Charts and diagrams as code
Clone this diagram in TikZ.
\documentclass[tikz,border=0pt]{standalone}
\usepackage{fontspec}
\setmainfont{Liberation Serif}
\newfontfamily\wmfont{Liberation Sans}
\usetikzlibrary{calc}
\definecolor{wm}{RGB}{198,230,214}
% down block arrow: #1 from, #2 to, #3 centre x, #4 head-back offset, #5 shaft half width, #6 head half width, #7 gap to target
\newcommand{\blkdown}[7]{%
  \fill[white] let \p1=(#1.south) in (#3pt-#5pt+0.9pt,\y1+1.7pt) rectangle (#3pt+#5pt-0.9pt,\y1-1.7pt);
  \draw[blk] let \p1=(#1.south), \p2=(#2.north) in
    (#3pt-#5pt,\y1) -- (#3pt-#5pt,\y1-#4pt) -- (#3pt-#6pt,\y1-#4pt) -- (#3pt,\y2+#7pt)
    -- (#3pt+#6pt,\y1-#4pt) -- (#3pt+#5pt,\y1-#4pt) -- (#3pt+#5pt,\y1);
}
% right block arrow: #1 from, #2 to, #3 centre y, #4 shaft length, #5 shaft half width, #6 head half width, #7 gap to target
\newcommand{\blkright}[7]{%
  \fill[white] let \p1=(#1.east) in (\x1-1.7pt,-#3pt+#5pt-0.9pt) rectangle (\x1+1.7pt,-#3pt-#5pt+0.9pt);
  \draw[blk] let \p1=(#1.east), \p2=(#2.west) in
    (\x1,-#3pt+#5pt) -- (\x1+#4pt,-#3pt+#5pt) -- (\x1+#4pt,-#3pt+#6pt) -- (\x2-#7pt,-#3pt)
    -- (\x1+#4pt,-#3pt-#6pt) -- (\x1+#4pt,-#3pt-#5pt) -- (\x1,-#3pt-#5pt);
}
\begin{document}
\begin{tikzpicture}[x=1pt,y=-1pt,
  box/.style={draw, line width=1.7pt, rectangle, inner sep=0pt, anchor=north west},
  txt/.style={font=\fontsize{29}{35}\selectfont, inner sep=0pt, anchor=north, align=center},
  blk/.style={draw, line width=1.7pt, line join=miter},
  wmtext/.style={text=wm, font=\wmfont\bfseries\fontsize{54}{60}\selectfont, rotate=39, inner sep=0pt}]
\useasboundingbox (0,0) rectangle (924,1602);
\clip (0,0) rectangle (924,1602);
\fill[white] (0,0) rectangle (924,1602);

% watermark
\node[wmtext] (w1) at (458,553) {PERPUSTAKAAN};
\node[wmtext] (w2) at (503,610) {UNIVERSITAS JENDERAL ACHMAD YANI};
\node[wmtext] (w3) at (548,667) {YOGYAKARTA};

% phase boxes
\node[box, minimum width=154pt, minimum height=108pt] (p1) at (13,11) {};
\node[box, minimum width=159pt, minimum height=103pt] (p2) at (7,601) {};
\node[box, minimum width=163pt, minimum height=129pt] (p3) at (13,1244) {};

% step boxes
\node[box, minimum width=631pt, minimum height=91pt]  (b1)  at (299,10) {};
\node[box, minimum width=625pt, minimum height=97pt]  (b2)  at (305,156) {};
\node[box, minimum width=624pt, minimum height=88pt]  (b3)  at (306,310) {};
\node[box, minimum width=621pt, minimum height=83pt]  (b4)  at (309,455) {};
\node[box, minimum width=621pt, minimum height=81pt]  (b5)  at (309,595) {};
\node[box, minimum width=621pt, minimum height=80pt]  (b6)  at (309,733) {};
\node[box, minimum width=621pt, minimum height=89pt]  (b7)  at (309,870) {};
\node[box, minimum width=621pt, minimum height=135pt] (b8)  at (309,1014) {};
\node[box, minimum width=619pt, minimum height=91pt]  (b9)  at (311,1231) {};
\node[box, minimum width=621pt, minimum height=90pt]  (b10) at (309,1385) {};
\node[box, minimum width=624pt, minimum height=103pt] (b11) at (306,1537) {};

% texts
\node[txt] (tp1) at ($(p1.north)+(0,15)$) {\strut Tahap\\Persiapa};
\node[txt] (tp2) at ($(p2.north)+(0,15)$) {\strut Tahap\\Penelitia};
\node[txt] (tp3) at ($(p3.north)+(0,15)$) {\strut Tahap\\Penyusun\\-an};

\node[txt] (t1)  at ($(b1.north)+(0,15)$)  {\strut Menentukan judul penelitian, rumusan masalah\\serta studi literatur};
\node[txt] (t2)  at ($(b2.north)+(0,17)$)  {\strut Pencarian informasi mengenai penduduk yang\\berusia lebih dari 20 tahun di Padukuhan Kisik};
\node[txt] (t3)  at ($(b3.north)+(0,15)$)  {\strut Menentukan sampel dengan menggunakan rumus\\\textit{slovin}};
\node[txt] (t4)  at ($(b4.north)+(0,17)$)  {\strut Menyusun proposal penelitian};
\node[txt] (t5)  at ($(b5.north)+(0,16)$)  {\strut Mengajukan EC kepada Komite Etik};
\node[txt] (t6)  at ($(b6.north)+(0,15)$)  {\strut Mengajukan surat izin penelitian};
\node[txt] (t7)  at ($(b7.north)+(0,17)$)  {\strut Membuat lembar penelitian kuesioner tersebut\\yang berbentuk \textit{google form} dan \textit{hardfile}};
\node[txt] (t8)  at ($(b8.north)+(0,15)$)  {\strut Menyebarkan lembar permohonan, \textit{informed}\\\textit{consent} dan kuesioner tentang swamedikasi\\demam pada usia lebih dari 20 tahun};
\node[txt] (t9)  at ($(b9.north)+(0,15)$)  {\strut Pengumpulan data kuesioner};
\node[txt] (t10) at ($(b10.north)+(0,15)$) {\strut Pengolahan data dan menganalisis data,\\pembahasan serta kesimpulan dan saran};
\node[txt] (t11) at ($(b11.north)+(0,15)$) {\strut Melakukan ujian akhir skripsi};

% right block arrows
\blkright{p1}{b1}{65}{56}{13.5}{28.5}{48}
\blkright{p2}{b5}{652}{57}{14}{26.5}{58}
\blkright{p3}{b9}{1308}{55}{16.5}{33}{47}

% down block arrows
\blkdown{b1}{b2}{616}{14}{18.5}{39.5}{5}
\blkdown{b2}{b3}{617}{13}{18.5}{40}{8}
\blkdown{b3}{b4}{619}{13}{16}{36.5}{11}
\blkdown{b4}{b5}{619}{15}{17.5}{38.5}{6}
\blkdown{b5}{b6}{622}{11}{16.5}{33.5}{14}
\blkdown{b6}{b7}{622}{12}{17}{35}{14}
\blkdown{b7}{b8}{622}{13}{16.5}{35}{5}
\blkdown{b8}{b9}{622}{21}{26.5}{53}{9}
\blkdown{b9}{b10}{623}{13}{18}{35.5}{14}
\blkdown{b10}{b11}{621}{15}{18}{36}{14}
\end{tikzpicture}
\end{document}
...
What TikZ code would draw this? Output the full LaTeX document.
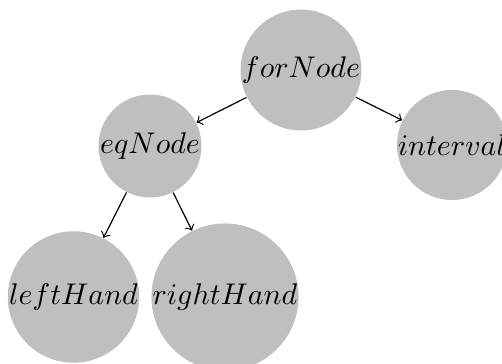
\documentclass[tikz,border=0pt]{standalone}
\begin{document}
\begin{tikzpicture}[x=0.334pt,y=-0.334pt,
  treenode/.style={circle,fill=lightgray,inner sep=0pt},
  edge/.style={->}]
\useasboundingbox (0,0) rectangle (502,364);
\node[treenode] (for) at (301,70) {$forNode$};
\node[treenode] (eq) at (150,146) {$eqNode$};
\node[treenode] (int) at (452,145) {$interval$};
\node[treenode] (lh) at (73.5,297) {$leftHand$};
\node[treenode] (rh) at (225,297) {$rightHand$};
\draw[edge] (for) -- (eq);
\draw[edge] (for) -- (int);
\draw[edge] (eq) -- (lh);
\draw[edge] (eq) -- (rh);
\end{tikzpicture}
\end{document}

STATED PROBLEM: How many lines in the entries contain the string "draw"? Answer with the number only.

RESULT OF THE TASK: 9